Anthropocentricity is a kind of utilitarianism in which one finds the suffering of others deplorable, but “others” only referring to other human beings. This speciesist attitude is alluded to in “Zootopia,” where the beloved animal characters must have human qualities, like the aspiration to become a police officer, or animals conversing and wearing human clothing. What DeVries described as the “overanthropocentrism of animals,” was giving the animal characters human qualities in the film in order for people to care for them in the same way. 

This idea that the film changes the way viewers consider animals also appears in the film’s own awareness of the anthropocentrism of it’s characters. When the main character follows a lead to a “naturalist” colony, the character working the front desk says, “Yeah, some mammals say the naturalist life is weird, but you know what I say is weird? Clothes on animals!” 

“This makes some people sit back and think, ‘yeah, clothes on animals doesn’t look natural,’” DeVries said. 

Why do so many animals show up in our literature? Why do we care so much about animals? DeVries theorizes it is the mystery of the animals, and our fascination between similarities between them and ourselves. “Only male whales sing,” DeVries said. “so scientists thought their song  may be tied to mating.” But they don’t sing merely during the mating season or when females are around. “Whales can do something we can’t: sing underwater, and we can’t understand why. They remain a mystery to us.” 

He also notes the mourning rituals of elephants: how their eyes will water when one of their herd dies, and that they will sometimes bury the bones. “At least someone in an audience this size has unfortunately been affected by loss.” DeVries said, and noted the similarity between us and elephants in this ritual of grief. 
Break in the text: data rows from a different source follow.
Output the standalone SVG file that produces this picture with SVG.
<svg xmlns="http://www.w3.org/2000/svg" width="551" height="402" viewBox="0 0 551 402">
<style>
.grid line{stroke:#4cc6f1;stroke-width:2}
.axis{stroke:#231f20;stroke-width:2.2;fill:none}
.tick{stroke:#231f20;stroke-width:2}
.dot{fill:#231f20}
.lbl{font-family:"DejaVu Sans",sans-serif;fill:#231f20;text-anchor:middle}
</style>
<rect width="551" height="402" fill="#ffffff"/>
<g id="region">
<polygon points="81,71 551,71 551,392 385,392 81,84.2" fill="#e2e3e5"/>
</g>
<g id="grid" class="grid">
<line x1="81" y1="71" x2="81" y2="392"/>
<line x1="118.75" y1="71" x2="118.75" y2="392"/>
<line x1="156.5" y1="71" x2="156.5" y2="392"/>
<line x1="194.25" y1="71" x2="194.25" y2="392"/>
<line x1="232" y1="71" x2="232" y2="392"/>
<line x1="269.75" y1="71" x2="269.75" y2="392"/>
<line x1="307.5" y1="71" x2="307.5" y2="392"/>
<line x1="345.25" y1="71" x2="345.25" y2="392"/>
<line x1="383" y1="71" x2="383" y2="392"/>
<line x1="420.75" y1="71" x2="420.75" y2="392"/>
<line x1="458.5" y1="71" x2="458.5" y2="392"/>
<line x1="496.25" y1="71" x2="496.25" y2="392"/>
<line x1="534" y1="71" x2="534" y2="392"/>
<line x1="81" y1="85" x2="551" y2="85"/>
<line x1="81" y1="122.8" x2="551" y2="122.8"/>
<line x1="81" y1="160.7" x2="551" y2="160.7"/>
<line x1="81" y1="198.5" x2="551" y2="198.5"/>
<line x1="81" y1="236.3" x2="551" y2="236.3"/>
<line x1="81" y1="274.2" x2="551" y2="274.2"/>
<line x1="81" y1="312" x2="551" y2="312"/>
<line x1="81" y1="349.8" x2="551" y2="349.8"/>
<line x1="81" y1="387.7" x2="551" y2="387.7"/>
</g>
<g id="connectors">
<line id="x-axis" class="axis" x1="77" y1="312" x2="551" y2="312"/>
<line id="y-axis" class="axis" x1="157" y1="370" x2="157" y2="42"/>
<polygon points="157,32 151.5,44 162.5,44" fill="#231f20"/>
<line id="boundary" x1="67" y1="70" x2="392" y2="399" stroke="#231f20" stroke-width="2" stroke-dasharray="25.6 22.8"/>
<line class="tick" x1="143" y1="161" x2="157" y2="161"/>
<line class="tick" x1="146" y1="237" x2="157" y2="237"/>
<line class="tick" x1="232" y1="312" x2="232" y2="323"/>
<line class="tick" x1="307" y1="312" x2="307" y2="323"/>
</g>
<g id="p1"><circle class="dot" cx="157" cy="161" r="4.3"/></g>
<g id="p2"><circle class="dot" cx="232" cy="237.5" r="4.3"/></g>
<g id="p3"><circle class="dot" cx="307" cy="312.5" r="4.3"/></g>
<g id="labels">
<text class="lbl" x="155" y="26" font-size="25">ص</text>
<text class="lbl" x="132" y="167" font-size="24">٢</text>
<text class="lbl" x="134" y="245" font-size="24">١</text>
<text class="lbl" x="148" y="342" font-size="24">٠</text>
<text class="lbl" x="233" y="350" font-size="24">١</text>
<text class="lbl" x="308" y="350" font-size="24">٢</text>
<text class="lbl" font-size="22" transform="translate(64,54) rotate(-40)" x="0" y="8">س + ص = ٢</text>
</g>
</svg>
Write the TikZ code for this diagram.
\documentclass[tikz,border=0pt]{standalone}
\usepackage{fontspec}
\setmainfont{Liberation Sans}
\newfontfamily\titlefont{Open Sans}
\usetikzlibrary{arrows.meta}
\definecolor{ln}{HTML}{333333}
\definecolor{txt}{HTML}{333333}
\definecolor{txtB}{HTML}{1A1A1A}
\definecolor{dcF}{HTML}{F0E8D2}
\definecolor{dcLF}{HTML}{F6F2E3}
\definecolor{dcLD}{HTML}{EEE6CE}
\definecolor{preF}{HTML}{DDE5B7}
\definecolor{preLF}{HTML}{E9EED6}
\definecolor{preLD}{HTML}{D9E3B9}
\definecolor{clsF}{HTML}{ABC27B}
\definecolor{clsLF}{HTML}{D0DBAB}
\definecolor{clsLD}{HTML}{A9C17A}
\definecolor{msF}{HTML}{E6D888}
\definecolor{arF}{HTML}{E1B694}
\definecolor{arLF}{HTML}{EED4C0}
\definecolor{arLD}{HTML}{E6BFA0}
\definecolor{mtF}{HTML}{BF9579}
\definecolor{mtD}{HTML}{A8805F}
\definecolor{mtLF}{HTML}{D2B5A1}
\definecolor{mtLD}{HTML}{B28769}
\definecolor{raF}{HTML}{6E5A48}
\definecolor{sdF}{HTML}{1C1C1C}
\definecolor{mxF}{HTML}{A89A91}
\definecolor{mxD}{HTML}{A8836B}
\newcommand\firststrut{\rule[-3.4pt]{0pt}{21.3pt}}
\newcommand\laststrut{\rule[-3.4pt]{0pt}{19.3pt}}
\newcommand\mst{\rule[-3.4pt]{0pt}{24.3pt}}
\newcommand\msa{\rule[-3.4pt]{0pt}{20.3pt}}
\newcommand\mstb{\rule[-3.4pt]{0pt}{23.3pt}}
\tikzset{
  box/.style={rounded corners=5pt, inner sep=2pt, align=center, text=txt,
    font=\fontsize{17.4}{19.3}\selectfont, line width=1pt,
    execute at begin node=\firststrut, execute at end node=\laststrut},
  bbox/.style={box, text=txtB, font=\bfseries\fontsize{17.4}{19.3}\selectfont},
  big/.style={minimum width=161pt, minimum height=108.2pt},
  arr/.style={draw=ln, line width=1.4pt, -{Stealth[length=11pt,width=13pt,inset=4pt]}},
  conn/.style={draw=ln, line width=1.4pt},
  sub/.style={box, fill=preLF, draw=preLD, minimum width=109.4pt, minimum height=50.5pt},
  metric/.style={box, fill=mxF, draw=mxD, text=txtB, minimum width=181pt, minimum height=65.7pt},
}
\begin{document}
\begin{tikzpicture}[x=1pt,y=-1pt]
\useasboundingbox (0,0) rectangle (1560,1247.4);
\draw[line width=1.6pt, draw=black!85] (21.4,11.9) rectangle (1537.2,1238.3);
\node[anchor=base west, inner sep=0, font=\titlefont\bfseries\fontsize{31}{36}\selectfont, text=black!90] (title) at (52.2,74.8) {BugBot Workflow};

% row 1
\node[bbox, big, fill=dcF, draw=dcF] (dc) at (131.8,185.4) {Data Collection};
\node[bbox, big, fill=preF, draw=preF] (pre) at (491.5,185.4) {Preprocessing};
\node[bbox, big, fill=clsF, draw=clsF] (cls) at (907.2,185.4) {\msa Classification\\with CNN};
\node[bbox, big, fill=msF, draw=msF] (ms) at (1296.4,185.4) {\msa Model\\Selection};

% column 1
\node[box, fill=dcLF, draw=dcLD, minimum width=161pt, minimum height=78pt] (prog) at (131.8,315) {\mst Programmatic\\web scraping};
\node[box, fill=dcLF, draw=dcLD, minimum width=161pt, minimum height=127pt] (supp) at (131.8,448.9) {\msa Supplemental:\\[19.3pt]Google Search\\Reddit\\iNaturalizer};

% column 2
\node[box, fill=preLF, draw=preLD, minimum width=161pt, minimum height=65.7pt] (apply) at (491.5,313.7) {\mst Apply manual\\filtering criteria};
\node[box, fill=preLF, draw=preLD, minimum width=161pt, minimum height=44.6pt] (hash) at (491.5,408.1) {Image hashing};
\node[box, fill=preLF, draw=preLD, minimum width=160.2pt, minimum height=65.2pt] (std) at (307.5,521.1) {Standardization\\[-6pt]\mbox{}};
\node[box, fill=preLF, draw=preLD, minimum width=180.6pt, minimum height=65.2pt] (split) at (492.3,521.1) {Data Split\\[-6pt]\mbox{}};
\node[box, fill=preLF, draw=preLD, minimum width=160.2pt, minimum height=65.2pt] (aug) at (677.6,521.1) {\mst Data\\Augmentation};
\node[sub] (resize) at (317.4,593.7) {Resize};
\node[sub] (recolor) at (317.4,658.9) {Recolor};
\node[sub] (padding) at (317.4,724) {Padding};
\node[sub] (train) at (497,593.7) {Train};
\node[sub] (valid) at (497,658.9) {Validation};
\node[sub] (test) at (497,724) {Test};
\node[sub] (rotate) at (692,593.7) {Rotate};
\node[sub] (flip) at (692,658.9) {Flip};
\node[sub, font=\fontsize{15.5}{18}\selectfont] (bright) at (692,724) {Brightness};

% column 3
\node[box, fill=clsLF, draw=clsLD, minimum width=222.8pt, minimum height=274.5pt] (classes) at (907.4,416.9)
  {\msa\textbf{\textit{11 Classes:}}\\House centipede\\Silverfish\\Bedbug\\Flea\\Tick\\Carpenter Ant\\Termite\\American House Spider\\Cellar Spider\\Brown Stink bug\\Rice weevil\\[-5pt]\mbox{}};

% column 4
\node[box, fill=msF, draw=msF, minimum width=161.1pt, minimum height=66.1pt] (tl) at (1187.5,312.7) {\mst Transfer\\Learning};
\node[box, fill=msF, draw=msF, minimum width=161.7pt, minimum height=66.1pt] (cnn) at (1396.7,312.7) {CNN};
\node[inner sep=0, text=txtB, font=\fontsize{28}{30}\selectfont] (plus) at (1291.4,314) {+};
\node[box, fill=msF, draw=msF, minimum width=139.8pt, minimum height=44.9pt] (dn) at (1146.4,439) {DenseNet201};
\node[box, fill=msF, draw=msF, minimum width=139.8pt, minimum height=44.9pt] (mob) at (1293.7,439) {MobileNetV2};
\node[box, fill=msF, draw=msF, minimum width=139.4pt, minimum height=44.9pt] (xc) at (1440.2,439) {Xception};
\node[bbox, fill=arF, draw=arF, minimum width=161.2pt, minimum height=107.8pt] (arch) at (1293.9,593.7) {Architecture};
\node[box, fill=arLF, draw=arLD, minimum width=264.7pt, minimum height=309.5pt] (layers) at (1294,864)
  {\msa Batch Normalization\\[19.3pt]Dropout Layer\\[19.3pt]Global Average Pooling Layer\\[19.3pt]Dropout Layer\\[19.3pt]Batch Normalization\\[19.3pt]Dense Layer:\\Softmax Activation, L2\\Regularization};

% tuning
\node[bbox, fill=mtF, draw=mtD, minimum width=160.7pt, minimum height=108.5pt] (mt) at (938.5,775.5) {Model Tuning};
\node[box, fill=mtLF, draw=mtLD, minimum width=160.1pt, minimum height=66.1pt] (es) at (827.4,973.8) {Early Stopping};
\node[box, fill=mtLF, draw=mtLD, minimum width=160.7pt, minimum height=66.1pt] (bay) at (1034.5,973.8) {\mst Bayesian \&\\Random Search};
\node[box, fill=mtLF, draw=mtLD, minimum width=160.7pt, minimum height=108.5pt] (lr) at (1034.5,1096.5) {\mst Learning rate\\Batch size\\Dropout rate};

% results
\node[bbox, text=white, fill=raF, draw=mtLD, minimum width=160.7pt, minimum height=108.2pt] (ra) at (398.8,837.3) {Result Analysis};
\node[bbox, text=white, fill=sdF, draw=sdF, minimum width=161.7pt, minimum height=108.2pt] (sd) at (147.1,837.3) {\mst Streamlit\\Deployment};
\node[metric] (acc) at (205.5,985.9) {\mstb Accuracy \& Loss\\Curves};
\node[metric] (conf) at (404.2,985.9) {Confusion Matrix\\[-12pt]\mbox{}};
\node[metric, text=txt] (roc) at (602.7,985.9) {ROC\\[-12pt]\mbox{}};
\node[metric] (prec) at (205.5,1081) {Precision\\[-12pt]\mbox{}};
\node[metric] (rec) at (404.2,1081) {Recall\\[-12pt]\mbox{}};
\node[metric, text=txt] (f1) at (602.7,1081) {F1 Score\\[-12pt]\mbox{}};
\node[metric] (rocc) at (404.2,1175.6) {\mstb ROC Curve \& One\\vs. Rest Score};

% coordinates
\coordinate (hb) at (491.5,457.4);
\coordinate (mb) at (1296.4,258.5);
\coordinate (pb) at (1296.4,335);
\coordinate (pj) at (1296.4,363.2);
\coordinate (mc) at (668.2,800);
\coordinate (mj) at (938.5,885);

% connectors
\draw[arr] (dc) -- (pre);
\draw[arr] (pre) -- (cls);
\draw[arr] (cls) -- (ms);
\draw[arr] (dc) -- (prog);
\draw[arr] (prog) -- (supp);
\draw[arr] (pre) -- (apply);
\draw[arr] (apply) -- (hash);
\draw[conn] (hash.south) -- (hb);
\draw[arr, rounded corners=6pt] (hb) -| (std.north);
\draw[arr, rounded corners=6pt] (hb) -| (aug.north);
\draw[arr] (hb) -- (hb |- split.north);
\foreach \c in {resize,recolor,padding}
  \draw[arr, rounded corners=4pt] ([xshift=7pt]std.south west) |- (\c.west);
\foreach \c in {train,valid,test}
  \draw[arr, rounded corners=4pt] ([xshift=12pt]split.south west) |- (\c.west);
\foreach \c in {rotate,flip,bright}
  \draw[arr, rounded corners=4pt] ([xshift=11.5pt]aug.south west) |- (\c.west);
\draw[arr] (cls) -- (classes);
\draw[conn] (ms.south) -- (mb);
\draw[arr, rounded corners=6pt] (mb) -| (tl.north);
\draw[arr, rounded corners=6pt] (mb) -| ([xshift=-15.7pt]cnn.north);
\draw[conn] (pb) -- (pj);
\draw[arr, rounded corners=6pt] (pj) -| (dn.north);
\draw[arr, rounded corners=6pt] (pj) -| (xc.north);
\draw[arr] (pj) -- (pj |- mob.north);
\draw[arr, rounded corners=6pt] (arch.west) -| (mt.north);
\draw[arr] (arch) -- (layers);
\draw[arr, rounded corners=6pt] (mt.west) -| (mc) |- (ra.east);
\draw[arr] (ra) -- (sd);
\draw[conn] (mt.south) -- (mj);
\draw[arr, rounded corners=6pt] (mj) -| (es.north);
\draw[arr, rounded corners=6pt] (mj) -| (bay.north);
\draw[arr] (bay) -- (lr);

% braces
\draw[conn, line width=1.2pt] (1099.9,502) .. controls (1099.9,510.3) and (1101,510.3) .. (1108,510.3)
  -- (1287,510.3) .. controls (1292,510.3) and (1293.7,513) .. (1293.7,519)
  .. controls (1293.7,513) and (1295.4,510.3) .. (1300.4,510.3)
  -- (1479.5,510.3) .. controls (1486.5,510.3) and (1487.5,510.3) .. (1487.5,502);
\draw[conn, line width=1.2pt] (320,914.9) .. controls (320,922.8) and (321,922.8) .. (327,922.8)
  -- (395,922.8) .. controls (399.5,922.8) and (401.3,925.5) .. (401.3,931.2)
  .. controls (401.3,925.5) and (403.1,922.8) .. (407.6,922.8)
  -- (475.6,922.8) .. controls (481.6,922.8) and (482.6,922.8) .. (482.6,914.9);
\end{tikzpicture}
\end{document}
The idea of animal philosophy and study isn’t a new concept. Philosophers as early as classical Greece have considered the ethics of consuming animals and their subsequent suffering (or the remote possibility of reincarnation, and that you may be eating a relative of yours when you consume a cow). This historical debate of animal ethics continues in modern times with the work of utilitarian philosophers like Peter Singer, who warns us of the moral dangers in anthropocentrism and speciesism, to the work of Tom Regan, who contemplates the “subject of a life”- the idea that animals have lives of their own, and therefore hold worth and purpose.
 
“Animals may provide companionship that other people cannot,” DeVries said. “Such as that of an elderly person, whose family doesn’t live nearby.” This may depict animals’ importance to humans, but DeVries invited the audience to also consider the idea of animals’ intrinsic value of their own.
 
“The goal of this talk is that I hope you’ll watch a movie and consider animal ethics, and think, ‘Does this movie uphold ethics from animal studies,” DeVries said. “Giving ethical perspectives to how we treat animals is what animal studies is all about.”